Conway defends AG pick Sessions against accusations of racism
By Louis Nelson
If Democrats find Jeff Sessions so objectionable as a pick to be the nation’s next attorney general, then why did the Alabama senator run unopposed when he last won office in 2014, a senior adviser to President-elect Donald Drumpf wondered aloud Monday morning.
Kellyanne Conway, who managed Drumpf’s presidential campaign to a shocking win earlier this month, defended the Manhattan billionaire’s pick to lead the Justice Department against allegations of racism dredged up from his past during an interview on CNN’s “New Day.” Sessions was denied a federal judgeship in 1986 in part because of comments he was accused of making, including calling the NAACP “un-American” and referring to an African-American attorney as “boy.”

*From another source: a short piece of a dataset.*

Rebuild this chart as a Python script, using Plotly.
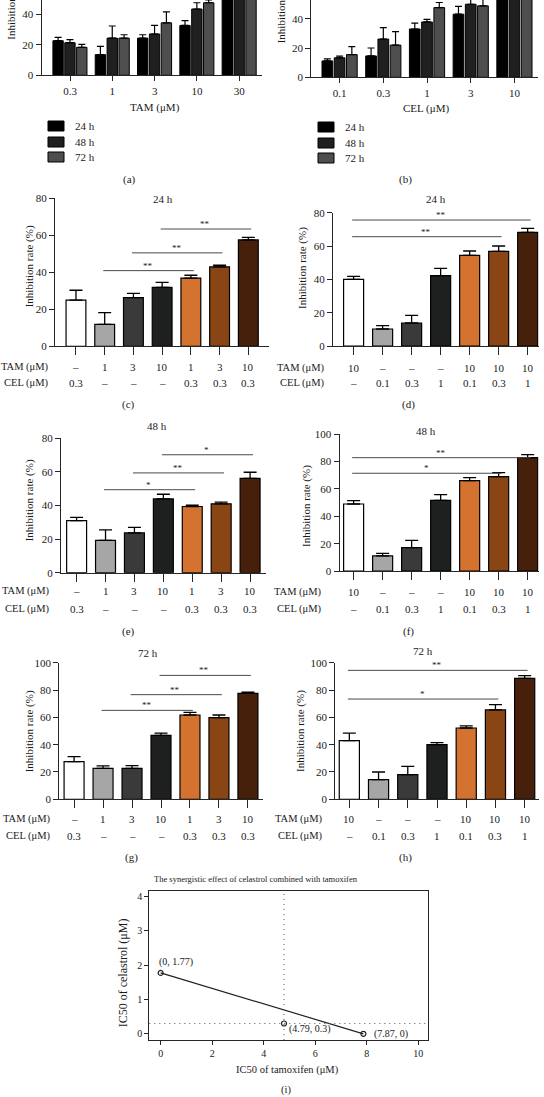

Sessions denied those allegations, but his history of opposing the voting rights act has raised concerns among some on the political left about what his stewardship of the Department of Justice might look like. Some of his fellow senators, including Sen. Dianne Feinstein (D-Calif.), the incoming ranking minority member on the Senate Judiciary Committee, have signaled that Sessions’ confirmation process will not be a cakewalk.
“Why didn't Democrats put anybody up against him last time he ran, in 2014?” Conway asked CNN anchor Chris Cuomo.
“In Alabama?” Cuomo replied.
“Sure,” Conway said. “If you’re against him, be the sacrificial lamb. Say, ‘I’m going to stop this guy because of who he is.’ They couldn’t do it, because they know who he is.”
Sessions won reelection in 2014 with just over 97 percent of the vote. His was the only name on the ballot for the seat, the first time in Alabama history that a Democrat did not run in a Senate race.
Conway said those objecting to Sessions were “still in campaign mode,” accusing them of not accepting the election’s results. She said a full examination of the Alabama senator’s record would show that he voted to confirm former Attorney General Eric Holder and, as a U.S. attorney in the 1980s, secured the death penalty for the son of a KKK member who killed a black man.
“He's been a United States senator for 20 years. He was a law enforcement officer before that. He is incredibly qualified. Look, the criteria for any of these posts, Chris, is number one, are you qualified and capable of doing the job on day one?” Conway said. “Secondly, it’s are you loyal to the agenda that the president-elect has put forward as his vision? And he has a right to go ahead and implement that with the advisers that he surrounds himself with.”